> **Problem to work on**:
Leave out the pictures, and retype only the lines from the beginning of the material through the line that contains "import plotly.graph_objects as go", including both.

> **Recorded data**:

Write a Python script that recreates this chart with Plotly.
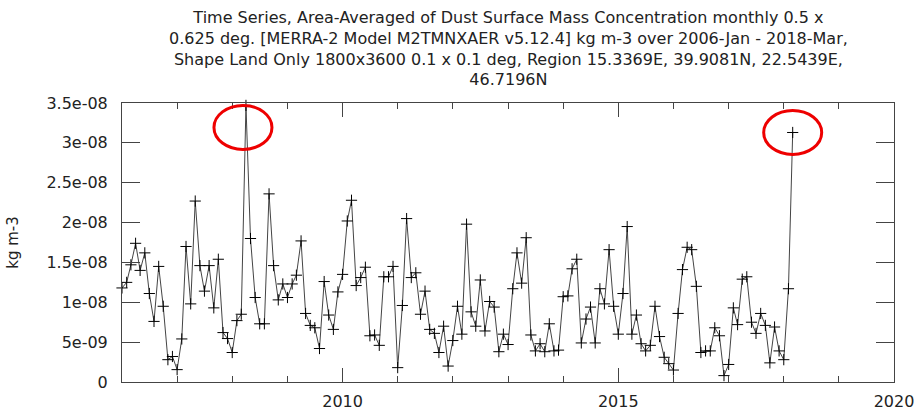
import pandas as pd
import plotly.graph_objects as go

# Monthly values, 2006-Jan .. 2018-Mar, in units of 1e-8 kg m-3
vals_2006 = [1.18, 1.25, 1.47, 1.74, 1.40, 1.62, 1.11, 0.76, 1.45, 0.95, 0.28, 0.32]
vals_2007 = [0.155, 0.54, 1.70, 0.98, 2.27, 1.46, 1.14, 1.46, 0.93, 1.54, 0.62, 0.545]
vals_2008 = [0.37, 0.77, 0.85, 3.47, 1.80, 1.06, 0.73, 0.73, 2.36, 1.46, 1.03, 1.23]
vals_2009 = [1.06, 1.23, 1.34, 1.77, 0.86, 0.71, 0.68, 0.42, 1.26, 0.84, 0.66, 1.13]
vals_2010 = [1.35, 2.02, 2.28, 1.21, 1.31, 1.44, 0.58, 0.59, 0.46, 1.32, 1.32, 1.45]
vals_2011 = [0.18, 0.96, 2.05, 1.31, 1.37, 0.85, 1.14, 0.66, 0.61, 0.37, 0.70, 0.20]
vals_2012 = [0.52, 0.95, 0.60, 1.98, 0.88, 0.70, 1.28, 0.64, 1.01, 0.94, 0.38, 0.60]
vals_2013 = [0.47, 1.17, 1.62, 1.24, 1.81, 0.59, 0.39, 0.48, 0.38, 0.73, 0.39, 0.40]
vals_2014 = [1.07, 1.08, 1.42, 1.54, 0.49, 0.79, 0.94, 0.49, 1.17, 0.98, 1.66, 0.95]
vals_2015 = [0.60, 1.11, 1.95, 0.60, 0.84, 0.48, 0.39, 0.46, 0.95, 0.57, 0.31, 0.23]
vals_2016 = [0.15, 0.86, 1.41, 1.69, 1.66, 1.20, 0.37, 0.39, 0.39, 0.68, 0.58, 0.08]
vals_2017 = [0.22, 0.93, 0.72, 1.29, 1.32, 0.75, 0.61, 0.86, 0.71, 0.24, 0.69, 0.39]
vals_2018 = [0.28, 1.17, 3.13]

scaled = (vals_2006 + vals_2007 + vals_2008 + vals_2009 + vals_2010 + vals_2011 +
          vals_2012 + vals_2013 + vals_2014 + vals_2015 + vals_2016 + vals_2017 + vals_2018)
values = [v * 1e-8 for v in scaled]
dates = pd.date_range("2006-01-01", periods=len(values), freq="MS")

y_tickvals = [0, 5e-9, 1e-8, 1.5e-8, 2e-8, 2.5e-8, 3e-8, 3.5e-8]
y_ticktext = ["0", "5e-09", "1e-08", "1.5e-08", "2e-08", "2.5e-08", "3e-08", "3.5e-08"]

# Highlighted months (red circles)
highlight_dates = ["2008-04-01", "2018-03-01"]

title_text = ("Time Series, Area-Averaged of Dust Surface Mass Concentration monthly 0.5 x<br>"
              "0.625 deg. [MERRA-2 Model M2TMNXAER v5.12.4] kg m-3 over 2006-Jan - 2018-Mar,<br>"
              "Shape Land Only 1800x3600 0.1 x 0.1 deg, Region 15.3369E, 39.9081N, 22.5439E,<br>"
              "46.7196N")

FONT = "DejaVu Sans"
TXT = "#222222"
AX = "#444444"

fig = go.Figure()
fig.add_trace(go.Scatter(
    x=dates, y=values, mode="lines+markers",
    line=dict(color="#444444", width=1),
    marker=dict(symbol="cross-thin", size=8, line=dict(color="black", width=1), color="black"),
    cliponaxis=False, showlegend=False,
))

shapes = []
offsets = {"2008-04-01": (-3, -22), "2018-03-01": (0, 0)}
for d in highlight_dates:
    idx = list(dates.strftime("%Y-%m-%d")).index(d)
    dx, dy = offsets[d]
    shapes.append(dict(
        type="circle", xref="x", yref="y",
        xsizemode="pixel", ysizemode="pixel",
        xanchor=d, yanchor=values[idx],
        x0=dx - 29, x1=dx + 29, y0=dy - 22, y1=dy + 22,
        line=dict(color="#ee0000", width=3),
    ))

fig.update_layout(
    width=917, height=411,
    margin=dict(l=122, r=23, t=103, b=29, autoexpand=False),
    paper_bgcolor="white", plot_bgcolor="white",
    font=dict(family=FONT, size=16, color=TXT),
    shapes=shapes,
    annotations=[dict(
        text=title_text, xref="paper", yref="paper", x=0.5, y=1.346,
        xanchor="center", yanchor="top", showarrow=False, align="center",
        font=dict(family=FONT, size=16, color=TXT),
    )],
)

fig.update_xaxes(
    type="date", range=["2006-01-01", "2020-01-01"],
    tick0="2010-01-01", dtick="M60", tickformat="%Y",
    ticks="inside", ticklen=14, tickcolor=AX, tickwidth=1,
    minor=dict(dtick="M12", tick0="2006-01-01", ticks="inside", ticklen=6,
               tickcolor=AX, tickwidth=1, showgrid=False),
    showline=True, linecolor=AX, linewidth=1, mirror="allticks",
    showgrid=False, zeroline=False, ticklabelstandoff=5, automargin=False,
    tickfont=dict(family=FONT, size=16, color=TXT),
)
fig.update_yaxes(
    range=[0, 3.5e-8], tickvals=y_tickvals, ticktext=y_ticktext,
    ticks="inside", ticklen=18, tickcolor=AX, tickwidth=1,
    showline=True, linecolor=AX, linewidth=1, mirror="allticks",
    showgrid=False, zeroline=False, ticklabelstandoff=10, automargin=False,
    tickfont=dict(family=FONT, size=16, color=TXT),
    title=dict(text="kg m-3", standoff=24, font=dict(family=FONT, size=15, color=TXT)),
)

fig.write_html("out.html")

> **Output**:
Write a Python script that recreates this chart with Plotly.
import pandas as pd
import plotly.graph_objects as go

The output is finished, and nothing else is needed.